In [53]: pdf_full.subs(wg, ZeroMatrix(N, 1)).doit()
Out[53]: 
    T     -1     
w_gn ⋅Z_wg  ⋅w_gn

Then you can subtract those from pdf_full:

In [54]: pdf_full - pdf_full.subs(wg, ZeroMatrix(N, 1)).doit()
Out[54]: 
   T     -1         T     -1           T     -1    
w_g ⋅Z_wg  ⋅w_g -w_g ⋅Z_wg  ⋅w_gn -w_gn ⋅Z_wg  ⋅w_g

Answer 2

You could extract the atoms of the expression and test whether the variable is among them:

from sympy import symbols

a, b, mug = symbols('a b mu_g')
expr1 = a * b + a * mug
expr2 = a * b
for expr in [expr1, expr2]:
    if mug in expr.atoms():
        print(expr, 'contains', mug)
    else:
        print(expr, 'does not contain', mug)
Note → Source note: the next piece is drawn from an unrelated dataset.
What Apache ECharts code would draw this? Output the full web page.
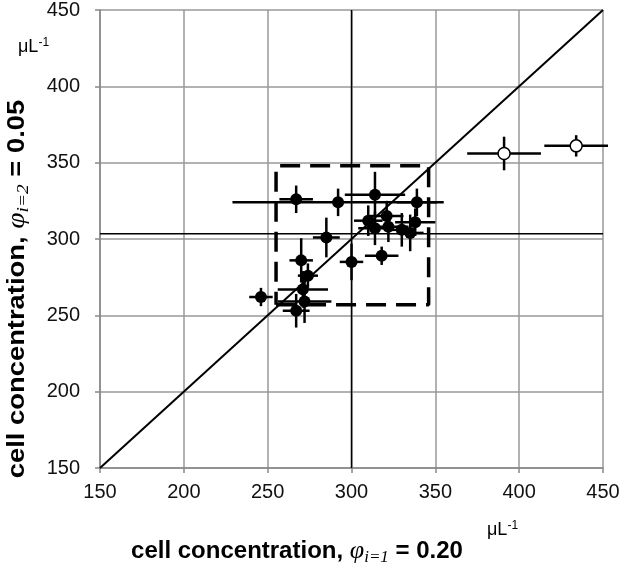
<!DOCTYPE html>
<html><head><meta charset="utf-8">
<script src="https://cdn.jsdelivr.net/npm/echarts@6/dist/echarts.min.js"></script>
<style>html,body{margin:0;padding:0;background:#fff}#c{width:634px;height:572px}</style>
</head><body><div id="c"></div>
<script>
// Data points (filled): x = phi 0.20, y = phi 0.05
const xs   = [246, 267, 271, 270, 274, 272, 267, 292, 285, 300, 314, 318, 310, 321, 322, 314, 330, 335, 339, 338];
const ys   = [262, 253, 267, 286, 276, 259, 326, 324, 301, 285, 329, 289, 312, 315, 308, 307, 306, 304, 324, 311];
const xErr = [7, 8, 15, 7, 6, 16, 10, 63, 8, 7, 18, 10, 8.5, 10, 12, 10, 8, 8, 12, 12];
const yErr = [6, 11, 12, 14.5, 8, 14, 9, 9, 13, 12, 15, 6, 10, 10, 10, 11, 11, 12, 9, 9];
// Outliers (open circles)
const oxs   = [391, 434];
const oys   = [356, 361];
const oxErr = [22, 19];
const oyErr = [11, 7];
// Reference lines
const meanX = [300];
const meanY = [303.5];
const boxX = [255, 346];
const boxY = [257, 348];
const axisMin = [150];
const axisMax = [450];
const tickStep = [50];
const xName = 'cell concentration, ';
const xPhi = 'i=1';
const xVal = ' = 0.20';
const yName = 'cell concentration, ';
const yPhi = 'i=2';
const yVal = ' = 0.05';
const unitText = 'μL';

const chart = echarts.init(document.getElementById('c'));
const pts = xs.map((x, i) => [x, ys[i], xErr[i], yErr[i]]);
const opts = oxs.map((x, i) => [x, oys[i], oxErr[i], oyErr[i]]);

function errRender(params, api) {
  const x = api.value(0), y = api.value(1), xe = api.value(2), ye = api.value(3);
  const a = api.coord([x - xe, y]), b = api.coord([x + xe, y]);
  const c = api.coord([x, y - ye]), d = api.coord([x, y + ye]);
  const st = {stroke: '#000', lineWidth: 2.5};
  return {type: 'group', children: [
    {type: 'line', shape: {x1: a[0], y1: a[1], x2: b[0], y2: b[1]}, style: st},
    {type: 'line', shape: {x1: c[0], y1: c[1], x2: d[0], y2: d[1]}, style: st}
  ]};
}

const nameRich = {
  b: {fontFamily: 'Liberation Sans', fontWeight: 'bold', fontSize: 24, color: '#000'},
  phi: {fontFamily: 'Liberation Serif', fontStyle: 'italic', fontSize: 26, color: '#000'},
  sub: {fontFamily: 'Liberation Serif', fontStyle: 'italic', fontSize: 17, color: '#000', padding: [13, 0, 0, 0]}
};
const unitRich = {
  u: {fontFamily: 'Liberation Sans', fontSize: 18, color: '#000'},
  s: {fontFamily: 'Liberation Sans', fontSize: 12, color: '#000', padding: [0, 0, 8, 0]}
};
const axisCommon = {
  type: 'value', min: axisMin[0], max: axisMax[0], interval: tickStep[0],
  axisLine: {show: true, lineStyle: {color: '#888', width: 1.5}},
  axisTick: {show: true, length: 5, lineStyle: {color: '#888', width: 1.5}},
  splitLine: {show: true, lineStyle: {color: '#999', width: 1.5}},
  axisLabel: {fontFamily: 'Liberation Sans', fontSize: 20, color: '#111'}
};

chart.setOption({
  animation: false,
  grid: {left: 100, right: 31, top: 10, bottom: 104},
  xAxis: Object.assign({}, axisCommon, {
    axisLabel: Object.assign({}, axisCommon.axisLabel, {margin: 14})
  }),
  yAxis: Object.assign({}, axisCommon, {
    axisLabel: Object.assign({}, axisCommon.axisLabel, {margin: 20})
  }),
  graphic: [
    {type: 'text', x: 297, y: 551, style: {text: '{b|' + xName + '}{phi|φ}{sub|' + xPhi + '}{b|' + xVal + '}', rich: nameRich, align: 'center', verticalAlign: 'middle'}},
    {type: 'text', x: 17, y: 289, rotation: Math.PI / 2, scaleX: 1.14, style: {text: '{b|' + yName + '}{phi|φ}{sub|' + yPhi + '}{b|' + yVal + '}', rich: nameRich, align: 'center', verticalAlign: 'middle'}},
    {type: 'text', left: 18, top: 37, style: {text: '{u|' + unitText + '}{s|-1}', rich: unitRich}},
    {type: 'text', left: 487, top: 520, style: {text: '{u|' + unitText + '}{s|-1}', rich: unitRich}}
  ],
  series: [
    {type: 'line', data: [[meanX[0], axisMin[0]], [meanX[0], axisMax[0]]], symbol: 'none', lineStyle: {color: '#000', width: 1.5}, z: 2},
    {type: 'line', data: [[axisMin[0], meanY[0]], [axisMax[0], meanY[0]]], symbol: 'none', lineStyle: {color: '#000', width: 1.5}, z: 2},
    {type: 'line', data: [[axisMin[0], axisMin[0]], [axisMax[0], axisMax[0]]], symbol: 'none', lineStyle: {color: '#000', width: 2}, z: 2},
    {type: 'line', data: [[boxX[0], boxY[0]], [boxX[1], boxY[0]], [boxX[1], boxY[1]], [boxX[0], boxY[1]], [boxX[0], boxY[0]]],
      symbol: 'none', lineStyle: {color: '#000', width: 3.5, type: [20, 10]}, z: 3},
    {type: 'custom', renderItem: errRender, data: pts, z: 4},
    {type: 'custom', renderItem: errRender, data: opts, z: 4},
    {type: 'scatter', data: pts, symbol: 'circle', symbolSize: 12, itemStyle: {color: '#000', opacity: 1}, z: 5},
    {type: 'scatter', data: opts, symbol: 'circle', symbolSize: 12, itemStyle: {color: '#fff', borderColor: '#000', borderWidth: 1.5, opacity: 1}, z: 5}
  ]
});
</script></body></html>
PS: An update for your new question. For a MatrixSymbol the symbol is stored as wg.args[0] (args[1] and args[2] are the dimensions):

import sympy as sym

N  = 211
wg = sym.MatrixSymbol('w_g', N, 1)
wg_n = sym.MatrixSymbol('w_gn', N, 1)
Z_wg = sym.MatrixSymbol('Z_wg', N, N)

pdf_wg = ((wg - wg_n).T * Z_wg.I * (wg - wg_n))
pdf_full = sym.expand(pdf_wg)

print (wg.args[0] in pdf_full.atoms()) # True

Note that the hacky solution is the question could go wrong when w_g would be the last item or another name would end in the same string.